Von Cornelius Wüllenkemper | 10.06.2012
    Vor der Projektion einer Jesusfigur in Gestalt des Hindu-Gottes Shiva tanzend trägt die spanische Stimmkünstlerin und Gesangspoetin Fatima Miranda den Göttern ihre "Gebete und Fragen" vor: In ihrem Programm "perVersions" greift sie klassische und popkulturelle musikalische Evergreens auf, verdichtet sie künstlerisch und entfremdet sie mit beeindruckender, singender, sprechender und schreiender Stimmgewalt.

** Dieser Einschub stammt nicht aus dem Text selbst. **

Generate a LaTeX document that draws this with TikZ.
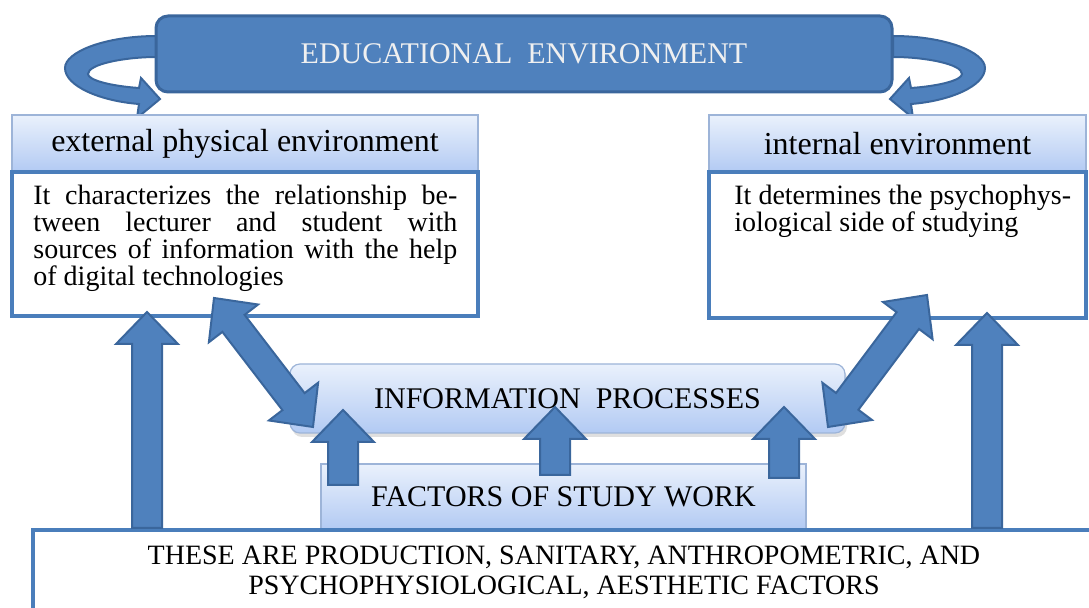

    Abseits des poetisch-musikalischen Programms des diesjährigen Berliner Festivals standen Themen im Vordergrund, die in Dichterkreisen, wenn überhaupt, bisher gern als zweitrangig betrachtet wurden und mit denen der deutsche Moralpoet Günter Grass erst unlängst für Entrüstung und für Spott gesorgt hatte: unverhüllte politische, gesellschaftliche oder religiöse Gegenwartsfragen. Das Festival-Projekt renshi.eu griff die griechische Krise der EU, die Frage nach Politik, Markt und Solidarität auf. Dichter aus den 27 EU-Mitgliedsstaaten und dem assoziierten Kroatien hatten in Form des Renshi, eines japanischen Kettengedichts, Bilder von Europa versprachlicht.

    Die 1980 in Litauen geborene Lyrikerin Gabrielė Labanauskaitė verglich in ihrem Renshi-Beitrag die europäischen Regierungschefs mit Vätern, die Wirtschaft mit Müttern, die Börsenkurse mit Schwestern, das Kapital mit Brüdern und die Presse mit Cousins. Am Ende kam Labanauskaitė zum ernüchternden Schluss, dass sie selbst schon lange Waise sei.

    Sehr politisch ging es naturgemäß auch beim Syrientag des Festivals zu. Der syrische Aktivist und Filmemacher Amer Matar, der bereits im Alter von 25 Jahren Erfahrungen mit der Folterpraxis in syrischen Gefängnissen machte, berichtete in einem der Diskussions-Panels, dass die Revolution die künstlerische Produktion enorm inspiriert habe. Gerade Lyrik in Liedform spiele eine wichtige Rolle bei Straßenprotesten und unter Gefängnisinsassen. Dabei war beim Festival die syrische Realität auch ganz hautnah zu erleben. Der seit Monaten eingeladene 25-jährige syrische Dichter und Aktivist Omar Soliman musste seine Gedichte beim Festival vortragen lassen, weil er selbst zunächst nicht ausreisen konnte, schließlich aus Syrien floh und sich nun in Paris um die Anerkennung als Flüchtling bemüht.

    "Der syrische Flüchtling

    Fremd zu sein und zwischen aufgeschlagene Zelten und Bäumen umherzuziehen, schert ihn nicht,
    auch Nachrichtenagenturen und die Polizei scheren ihn nicht, diesen Jungen. Was ihn kümmert ist der grüne Zweig. Er pflanzt ihn ein, damit die Freiheit an ihm blüht. Damit jeder, der vorbeikommt, weiß: Hier gab es ein Kind … und Belagerung."

    Auch sonst hatte das Festival viel Politisches zu bieten: Im gut besuchten Panel über die problematische Übersetzung des Korans ins Deutsche sorgte "Gottes unverfälschtes Wort" und die Frage, wieso Gott eigentlich arabisch spreche, für heiße Debatten. Selbst bei der eigentlich spielerisch-unterhaltend programmierten Poet’s Corner, bei der Autoren an öffentlichen Orten in Berlin ihre Werke vortrugen, dichtet der deutsche Lyriker Hendrick Jackson in "Das Ende des falschen Propheten" über den Tod von Osama Bin Ladin:

    "Jemand liebt den Tod mehr als die Freiheit
    Ein anderer liebt die Freiheit mehr als den Tod
    Ein Dritter liebt Freiheit und Tod,
    kann sich aber unter beidem nichts vorstellen ..."

    Beim Poesiefestival war in diesem Jahr vor allem eine junge Generation von Dichtern zu erleben, die, wie es die Britin Jen Hadfield ausdrückte, Lyrik weniger als programmfreie Sprachästhetik versteht, denn als politischen Akt, als die freieste und individuellste Ausdrucksform der persönlichen Weltwahrnehmung. So erklärten sich auch die Organisatoren der Literaturwerkstatt die durchweg große Resonanz beim Publikum damit, dass Lyrik – wie zuletzt bei Günter Grass - heute vor allem dann für Aufsehen sorgt, wenn es um die unmittelbare sprachliche Übersetzung der Weltgegenwart geht.